The NMFTA Digital LTL Council focused on shipment visibility and freight exception handling when it released its first set of standards in late 2021. The standards were updated to address issues that users have expressed by allowing them to update or delete data using relevant tracking numbers as the key identifier, use nine-digit postal codes as a valid format, have more weight unit options and use standard carrier alpha codes.

“We were focusing on the top 10 LTL carriers in the industry because they represent probably about 85% of the revenue in the industry and so far, we’ve gotten probably about eight,” Dugent said. “But we’ve gone beyond the top 10 and have gotten probably about 16 carriers that have adopted the eBOL. And so now we’re really trying to focus on [third-party logistics providers]. We have two large 3PLs that have adopted it.”

RELATED: C.H. Robinson Announces Electronic Bill of Lading for LTLs

Dugent added that once the carriers were on board, that influenced the 3PLs.

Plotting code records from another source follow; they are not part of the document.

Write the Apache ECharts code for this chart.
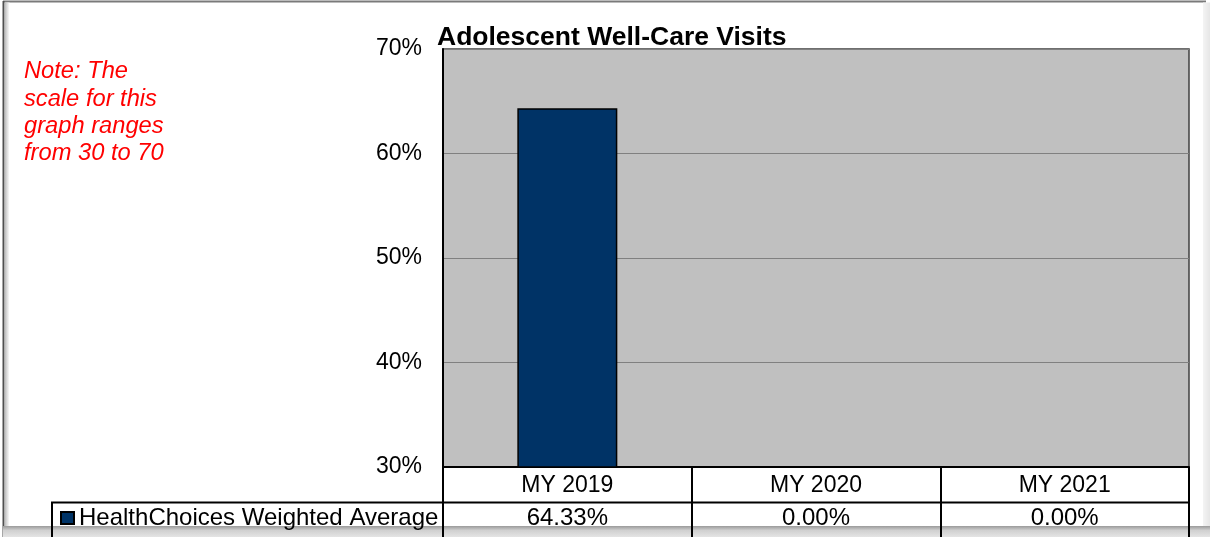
<!DOCTYPE html>
<html><head><meta charset="utf-8">
<script src="https://cdn.jsdelivr.net/npm/echarts@6/dist/echarts.min.js"></script>
<style>html,body{margin:0;padding:0;background:#fff}#c{width:1210px;height:537px}</style>
</head><body><div id="c"></div>
<script>
const categories = ['MY 2019', 'MY 2020', 'MY 2021'];
const values = [64.33, 0.00, 0.00];
const seriesName = 'HealthChoices Weighted Average';
const yMin = 30, yMax = 70, yInterval = 10;
const titleText = 'Adolescent Well-Care Visits';
const noteLines = ['Note: The', 'scale for this', 'graph ranges', 'from 30 to 70'];

const F = '"Liberation Sans", Arial, sans-serif';
const G = { left: 443, top: 49, width: 746, height: 418 };
const chart = echarts.init(document.getElementById('c'));
const option = {
  animation: false,
  backgroundColor: '#fff',
  title: { text: titleText, left: 437, top: 24, padding: 0,
    textStyle: { fontFamily: F, fontSize: 26.5, fontWeight: 'bold', color: '#000' } },
  grid: { left: G.left, top: G.top, width: G.width, height: G.height, show: true,
    backgroundColor: '#c0c0c0', borderColor: '#404040', borderWidth: 1.5 },
  legend: { left: 60, top: 506, itemWidth: 13, itemHeight: 12, padding: 0, selectedMode: false,
    textStyle: { fontFamily: F, fontSize: 24, color: '#000' },
    data: [{ name: seriesName, icon: 'rect' }] },
  xAxis: [
    { type: 'category', data: categories, position: 'bottom',
      axisLine: { show: true, lineStyle: { color: '#000', width: 2 } },
      axisTick: { show: true, length: 70, lineStyle: { color: '#000', width: 2 } },
      axisLabel: { margin: 7, fontFamily: F, fontSize: 23, color: '#000' },
      splitLine: { show: false } },
    { type: 'category', data: values.map(v => v.toFixed(2) + '%'), position: 'bottom', offset: 35,
      axisLine: { show: false }, axisTick: { show: false },
      axisLabel: { margin: 4, fontFamily: F, fontSize: 24, color: '#000' },
      splitLine: { show: false } }
  ],
  yAxis: { type: 'value', min: yMin, max: yMax, interval: yInterval,
    axisLine: { show: true, lineStyle: { color: '#000', width: 2 } },
    axisTick: { show: false },
    axisLabel: { formatter: '{value}%', margin: 21, fontFamily: F, fontSize: 23, color: '#000' },
    splitLine: { show: true, lineStyle: { color: '#808080', width: 1 } } },
  series: [{ type: 'bar', name: seriesName, data: values, barWidth: 100, xAxisIndex: 0,
    itemStyle: { color: '#003366', borderColor: '#000', borderWidth: 1.5 } }],
  graphic: [
    { type: 'text', left: 24, top: 58, z: 5,
      style: { text: noteLines.join('\n'), fill: '#ff0000', font: 'italic 23.7px ' + F, lineHeight: 27.4 } },
    { type: 'polyline', z: 5, shape: { points: [[52, 537], [52, 502.5], [G.left + G.width, 502.5]] },
      style: { stroke: '#000', lineWidth: 2, fill: null } },
    // frame
    { type: 'line', z: -10, shape: { x1: 3, y1: 1.5, x2: 1206, y2: 1.5 }, style: { stroke: '#7a7a7a', lineWidth: 2 } },
    { type: 'line', z: -10, shape: { x1: 3.5, y1: 1, x2: 3.5, y2: 537 }, style: { stroke: '#505050', lineWidth: 2 } },
    { type: 'rect', z: -10, shape: { x: 4.5, y: 2.5, width: 5, height: 524 },
      style: { fill: new echarts.graphic.LinearGradient(0, 0, 1, 0, [{ offset: 0, color: '#b8b8b8' }, { offset: 1, color: '#ffffff' }]) } },
    { type: 'rect', z: -10, shape: { x: 1203, y: 2.5, width: 7, height: 535 },
      style: { fill: new echarts.graphic.LinearGradient(0, 0, 1, 0, [{ offset: 0, color: '#f4f4f4' }, { offset: 1, color: '#e6e6e6' }]) } },
    { type: 'rect', z: -10, shape: { x: 3, y: 526, width: 1207, height: 11 },
      style: { fill: new echarts.graphic.LinearGradient(0, 0, 0, 1, [{ offset: 0, color: '#9a9a9a' }, { offset: 0.4, color: '#d0d0d0' }, { offset: 1, color: '#e4e4e4' }]) } }
  ]
};
chart.setOption(option);
</script></body></html>
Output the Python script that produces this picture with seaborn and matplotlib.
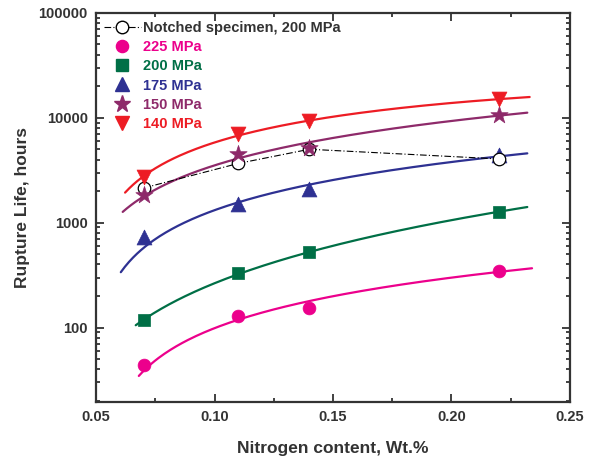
import numpy as np
import pandas as pd
import matplotlib.pyplot as plt
import seaborn as sns
from matplotlib.lines import Line2D
from matplotlib.ticker import FixedLocator, LogLocator, MultipleLocator, FuncFormatter, NullFormatter

# Datos
nitrogen = [0.07, 0.11, 0.14, 0.22]
life_225 = [44.5, 130, 153, 349]
life_200 = [117, 329, 521, 1273]
life_175 = [736, 1500, 2090, 4400]
life_150 = [1850, 4510, 5140, 10700]
life_140 = [2700, 7000, 9230, 15070]
life_notched = [2140, 3670, 5010, 4050]

labels = ['225 MPa', '200 MPa', '175 MPa', '150 MPa', '140 MPa']
notched_label = 'Notched specimen, 200 MPa'

# rango de las curvas de ajuste
fit_start = [0.068, 0.0667, 0.0604, 0.0612, 0.0622]
fit_end = [0.234, 0.232, 0.232, 0.232, 0.233]
fit_deg = [1, 2, 1, 1, 2]

colors = ['#EC008C', '#006F46', '#2E3192', '#8E2A6A', '#ED1C24']
markers = ['o', 's', '^', '*', 'v']
sizes = [85, 75, 115, 170, 115]
TXT = '#333333'

sns.set_style('ticks')
plt.rcParams['font.family'] = ['Liberation Sans', 'DejaVu Sans']
plt.rcParams['font.weight'] = 'bold'

fig, ax = plt.subplots(figsize=(5.9, 4.58), dpi=100)
fig.subplots_adjust(left=0.163, right=0.966, top=0.972, bottom=0.122)

series = [life_225, life_200, life_175, life_150, life_140]

# curvas de ajuste
for i, vida in enumerate(series):
    coef = np.polyfit(nitrogen, vida, fit_deg[i])
    xs = np.linspace(fit_start[i], fit_end[i], 200)
    ys = np.polyval(coef, xs)
    sns.lineplot(x=xs, y=ys, color=colors[i], lw=1.6, ax=ax, zorder=2)

# puntos (orden de dibujo)
def puntos(i, z):
    sns.scatterplot(x=nitrogen, y=series[i], marker=markers[i], s=sizes[i],
                    color=colors[i], edgecolor=colors[i], linewidth=0.5, ax=ax, zorder=z)

for i in [0, 1, 2]:
    puntos(i, 3)

sns.lineplot(x=nitrogen, y=life_notched, color='black', lw=0.8, ax=ax, zorder=4,
             linestyle=(0, (6, 2, 1, 2)), marker='o', markersize=9,
             markerfacecolor='white', markeredgecolor='black', markeredgewidth=0.9)

for i in [3, 4]:
    puntos(i, 5)

ax.set_yscale('log')
ax.set_xlim(0.05, 0.25)
ax.set_ylim(19.5, 100000)

ax.xaxis.set_major_locator(MultipleLocator(0.05))
ax.xaxis.set_minor_locator(MultipleLocator(0.025))
ax.xaxis.set_major_formatter(FuncFormatter(lambda v, p: f'{v:.2f}'))
ax.yaxis.set_major_locator(FixedLocator([100, 1000, 10000, 100000]))
ax.yaxis.set_minor_locator(LogLocator(base=10, subs=np.arange(2, 10)))
ax.yaxis.set_major_formatter(FuncFormatter(lambda v, p: f'{int(v)}'))
ax.yaxis.set_minor_formatter(NullFormatter())

ax.tick_params(which='both', direction='in', top=True, right=True,
               colors='#333333', labelcolor=TXT, labelsize=10.5, width=1.3)
ax.tick_params(which='major', length=6, pad=6)
ax.tick_params(which='minor', length=3)
for sp in ax.spines.values():
    sp.set_linewidth(1.6)
    sp.set_color('#333333')

ax.set_xlabel('Nitrogen content, Wt.%', fontsize=12.5, fontweight='bold', color=TXT, labelpad=12)
ax.set_ylabel('Rupture Life, hours', fontsize=12.5, fontweight='bold', color=TXT, labelpad=6)

# Leyenda
handles = [Line2D([], [], color='black', lw=0.8, linestyle=(0, (6, 2, 1, 2)), marker='o',
                  markersize=9, markerfacecolor='white', markeredgecolor='black')]
for i in range(5):
    handles.append(Line2D([], [], linestyle='', marker=markers[i], color=colors[i],
                          markersize=np.sqrt(sizes[i]) * 0.95))
leg = ax.legend(handles, [notched_label] + labels, loc='upper left', frameon=False,
                fontsize=10.5, handlelength=2.5, handletextpad=0.15, labelspacing=0.36,
                borderaxespad=0.35, borderpad=0.2)
for txt, c in zip(leg.get_texts(), ['#333333'] + colors):
    txt.set_color(c)
    txt.set_fontweight('bold')

plt.savefig('out.png', dpi=100)
plt.close()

The hope is that once enough 3PLs get involved, that will encourage shippers to adopt the new standards. He even noted there has been some interest on the truckload side, though the BOL process tends to be different for those carriers since they typically deal with one destination.

“The bill of lading with truckload is much simpler than an LTL bill of lading, and there are some differences,” Dugent said. “[Truckload carriers are] focusing on scheduling, which is probably a bigger issue for them than maybe LTL. But they don’t have the pickup requirements that LTL carriers have. They don’t run a route, so they don’t have to deal with that. They don’t have any issues with preliminary freight charges.”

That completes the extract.